Dr. Dennis Deletant, in his latest book Romania under Communism: Paradox & Degeneration, explores how Romania’s trajectory as a Communist state within the Soviet bloc was unlike that of any other. Please join CERES for our annual annual Ion Raţiu lecture, a book talk with Dr. Deletant:
Tuesday, February 5th
Mortara Center for International Studies
Reception to follow
Full even listing is here: https://www.eventbrite.com/e/romania-under-communism-paradox-degeneration-tickets-54978076908
About Dr. Dennis Deletant:
Dr. Deletant is currently Visiting Ion Ratiu Professor of Romanian Studies at Georgetown University and Emeritus Professor of Romanian Studies at the School of Slavonic and East European Studies, University College, London. He is the author of several monographs and volumes of studies on the recent history of Romania, among them Ceauşescu and the Securitate: Coercion and Dissent in Romania, 1965-89 (London; New York, 1996), Communist Terror in Romania: Gheorghiu-Dej and the Police State, 1948-1965, (London; New York, 1999), Ion Antonescu. Hitler’s Forgotten Ally (London: New York, 2006), and British Clandestine Operations in Romania during the Second World War. In October of this year he was awarded the Order of the Star of Romania, the country’s highest civilian honor, by President Klaus Iohannis, for his contribution to Romanian studies.
About Ion Raţiu:
Ion Augustin Nicolae Raţiu was born in Transylvania in 1917 and was the son of Augustin Raţiu, a successful lawyer who became leader of the Romanian National Party. In 1940, Ion Raţiu joined Romania’s Foreign Service and went to London as a chancellor at the Romanian Legation. Later that year, Romania’s decision to align with the Axis powers appalled Raţiu, who resigned his post and obtained political asylum in Britain.

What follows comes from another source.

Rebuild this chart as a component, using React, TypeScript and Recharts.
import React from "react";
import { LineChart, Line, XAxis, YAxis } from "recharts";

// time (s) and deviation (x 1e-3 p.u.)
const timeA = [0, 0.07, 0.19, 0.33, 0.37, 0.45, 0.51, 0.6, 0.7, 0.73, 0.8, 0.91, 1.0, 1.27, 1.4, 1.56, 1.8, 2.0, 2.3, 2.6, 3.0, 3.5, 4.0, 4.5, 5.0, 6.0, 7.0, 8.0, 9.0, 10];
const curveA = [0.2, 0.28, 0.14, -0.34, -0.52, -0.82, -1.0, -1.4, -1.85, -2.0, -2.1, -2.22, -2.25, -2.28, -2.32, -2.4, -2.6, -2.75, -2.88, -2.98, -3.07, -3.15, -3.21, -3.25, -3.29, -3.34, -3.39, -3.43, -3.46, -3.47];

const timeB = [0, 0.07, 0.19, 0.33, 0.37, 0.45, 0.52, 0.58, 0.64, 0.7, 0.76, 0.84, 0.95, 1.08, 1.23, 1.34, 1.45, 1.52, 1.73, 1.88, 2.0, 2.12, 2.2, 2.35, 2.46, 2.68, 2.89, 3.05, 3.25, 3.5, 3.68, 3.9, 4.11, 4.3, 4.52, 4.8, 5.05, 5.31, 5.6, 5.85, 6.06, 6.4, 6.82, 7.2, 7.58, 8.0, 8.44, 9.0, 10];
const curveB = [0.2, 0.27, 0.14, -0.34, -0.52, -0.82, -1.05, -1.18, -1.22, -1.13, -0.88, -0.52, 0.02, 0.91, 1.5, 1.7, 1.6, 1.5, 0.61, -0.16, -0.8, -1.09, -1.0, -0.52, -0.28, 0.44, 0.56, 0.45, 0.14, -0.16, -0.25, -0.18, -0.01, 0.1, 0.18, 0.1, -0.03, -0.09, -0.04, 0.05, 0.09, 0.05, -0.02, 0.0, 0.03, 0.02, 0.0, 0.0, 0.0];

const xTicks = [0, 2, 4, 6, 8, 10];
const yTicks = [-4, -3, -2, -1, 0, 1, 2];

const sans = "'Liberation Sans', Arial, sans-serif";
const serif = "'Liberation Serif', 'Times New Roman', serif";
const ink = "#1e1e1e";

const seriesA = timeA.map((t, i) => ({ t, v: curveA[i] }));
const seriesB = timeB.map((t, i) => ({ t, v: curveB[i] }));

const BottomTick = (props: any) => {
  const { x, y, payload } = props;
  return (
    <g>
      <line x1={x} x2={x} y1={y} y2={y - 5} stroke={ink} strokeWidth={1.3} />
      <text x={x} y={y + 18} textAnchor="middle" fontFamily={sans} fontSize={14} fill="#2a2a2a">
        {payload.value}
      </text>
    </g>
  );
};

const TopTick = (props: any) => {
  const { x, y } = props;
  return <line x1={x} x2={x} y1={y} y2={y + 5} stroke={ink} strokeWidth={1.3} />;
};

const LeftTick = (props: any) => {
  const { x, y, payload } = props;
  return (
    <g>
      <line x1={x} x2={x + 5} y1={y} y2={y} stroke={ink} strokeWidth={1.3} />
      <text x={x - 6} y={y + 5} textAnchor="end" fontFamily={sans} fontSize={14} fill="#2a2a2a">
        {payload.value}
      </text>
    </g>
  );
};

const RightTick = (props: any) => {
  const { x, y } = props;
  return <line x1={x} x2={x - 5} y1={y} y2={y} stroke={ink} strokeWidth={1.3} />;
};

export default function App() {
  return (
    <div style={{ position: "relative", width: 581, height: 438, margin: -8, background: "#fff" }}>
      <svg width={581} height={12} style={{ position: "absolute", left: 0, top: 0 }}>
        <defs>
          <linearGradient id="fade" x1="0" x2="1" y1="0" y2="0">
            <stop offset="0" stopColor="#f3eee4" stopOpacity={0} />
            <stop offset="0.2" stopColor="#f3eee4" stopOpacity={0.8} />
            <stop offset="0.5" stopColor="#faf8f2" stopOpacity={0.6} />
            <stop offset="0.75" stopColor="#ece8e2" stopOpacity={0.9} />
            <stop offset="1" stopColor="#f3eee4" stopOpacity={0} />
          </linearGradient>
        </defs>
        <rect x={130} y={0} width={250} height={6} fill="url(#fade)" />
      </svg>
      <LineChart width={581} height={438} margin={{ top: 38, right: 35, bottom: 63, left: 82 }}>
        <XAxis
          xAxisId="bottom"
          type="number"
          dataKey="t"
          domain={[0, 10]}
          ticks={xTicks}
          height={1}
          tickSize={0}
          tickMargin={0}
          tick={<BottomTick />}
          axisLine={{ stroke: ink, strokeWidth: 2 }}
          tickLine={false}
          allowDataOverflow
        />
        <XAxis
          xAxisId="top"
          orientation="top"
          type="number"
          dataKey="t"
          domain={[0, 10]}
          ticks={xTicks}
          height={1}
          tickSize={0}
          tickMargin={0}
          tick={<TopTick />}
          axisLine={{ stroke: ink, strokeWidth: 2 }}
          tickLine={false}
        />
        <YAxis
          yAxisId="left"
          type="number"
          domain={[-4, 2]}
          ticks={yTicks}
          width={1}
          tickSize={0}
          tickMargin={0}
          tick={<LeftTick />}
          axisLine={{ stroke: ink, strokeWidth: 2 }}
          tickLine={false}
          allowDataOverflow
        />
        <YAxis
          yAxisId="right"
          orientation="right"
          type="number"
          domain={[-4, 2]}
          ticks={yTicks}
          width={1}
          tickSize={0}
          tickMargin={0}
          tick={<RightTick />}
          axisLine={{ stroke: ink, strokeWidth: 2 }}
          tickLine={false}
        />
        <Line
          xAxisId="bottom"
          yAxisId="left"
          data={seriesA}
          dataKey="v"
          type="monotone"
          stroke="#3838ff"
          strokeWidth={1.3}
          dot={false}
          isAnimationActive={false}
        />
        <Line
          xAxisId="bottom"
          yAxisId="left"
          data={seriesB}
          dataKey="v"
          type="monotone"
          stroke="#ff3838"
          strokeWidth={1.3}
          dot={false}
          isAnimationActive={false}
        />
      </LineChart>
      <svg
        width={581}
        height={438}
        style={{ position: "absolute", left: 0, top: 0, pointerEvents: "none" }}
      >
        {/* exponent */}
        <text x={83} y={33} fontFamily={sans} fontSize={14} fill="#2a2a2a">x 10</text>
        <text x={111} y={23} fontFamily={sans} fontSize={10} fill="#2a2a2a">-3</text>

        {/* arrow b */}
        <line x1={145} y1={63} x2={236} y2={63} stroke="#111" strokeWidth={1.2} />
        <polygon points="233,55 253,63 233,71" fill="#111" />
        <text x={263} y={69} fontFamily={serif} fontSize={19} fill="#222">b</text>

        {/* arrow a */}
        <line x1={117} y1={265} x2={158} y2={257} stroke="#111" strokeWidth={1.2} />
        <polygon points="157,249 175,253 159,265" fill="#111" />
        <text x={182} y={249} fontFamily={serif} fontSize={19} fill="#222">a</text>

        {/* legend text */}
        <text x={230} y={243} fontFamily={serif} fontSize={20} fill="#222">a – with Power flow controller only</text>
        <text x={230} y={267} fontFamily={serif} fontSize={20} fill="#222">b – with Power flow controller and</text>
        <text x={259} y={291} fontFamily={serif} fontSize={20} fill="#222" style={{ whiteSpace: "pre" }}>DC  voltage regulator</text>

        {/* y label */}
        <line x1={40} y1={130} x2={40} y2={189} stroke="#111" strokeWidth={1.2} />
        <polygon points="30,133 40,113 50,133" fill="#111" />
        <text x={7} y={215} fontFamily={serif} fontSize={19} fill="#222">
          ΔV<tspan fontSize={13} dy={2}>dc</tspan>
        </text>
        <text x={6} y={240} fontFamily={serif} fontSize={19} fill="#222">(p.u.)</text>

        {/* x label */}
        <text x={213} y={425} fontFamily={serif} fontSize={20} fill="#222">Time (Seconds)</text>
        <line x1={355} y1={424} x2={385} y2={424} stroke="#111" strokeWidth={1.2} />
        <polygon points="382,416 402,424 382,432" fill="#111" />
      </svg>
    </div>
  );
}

In exile in London after the Communist takeover of Romania in 1946, Raţiu threw himself into the struggle against communism, becoming a regular contributor to the Romanian Service of the BBC, Radio Free Europe, and Voice of America. In 1957, his book Policy for the West radically challenged contemporary western views of the nature of communism. He went into shipping and later into real estate, and continued publishing. He returned to Romania in 1990 where he had a failed bid for the presidency. He did become a member of the Romanian Parliament and served as both deputy speaker of the Chamber of Deputies and as Romania’s roving ambassador to NATO. Ion Raţiu died in January 2000. His funeral, in his home town of Turda, was attended by more than 10,000 people.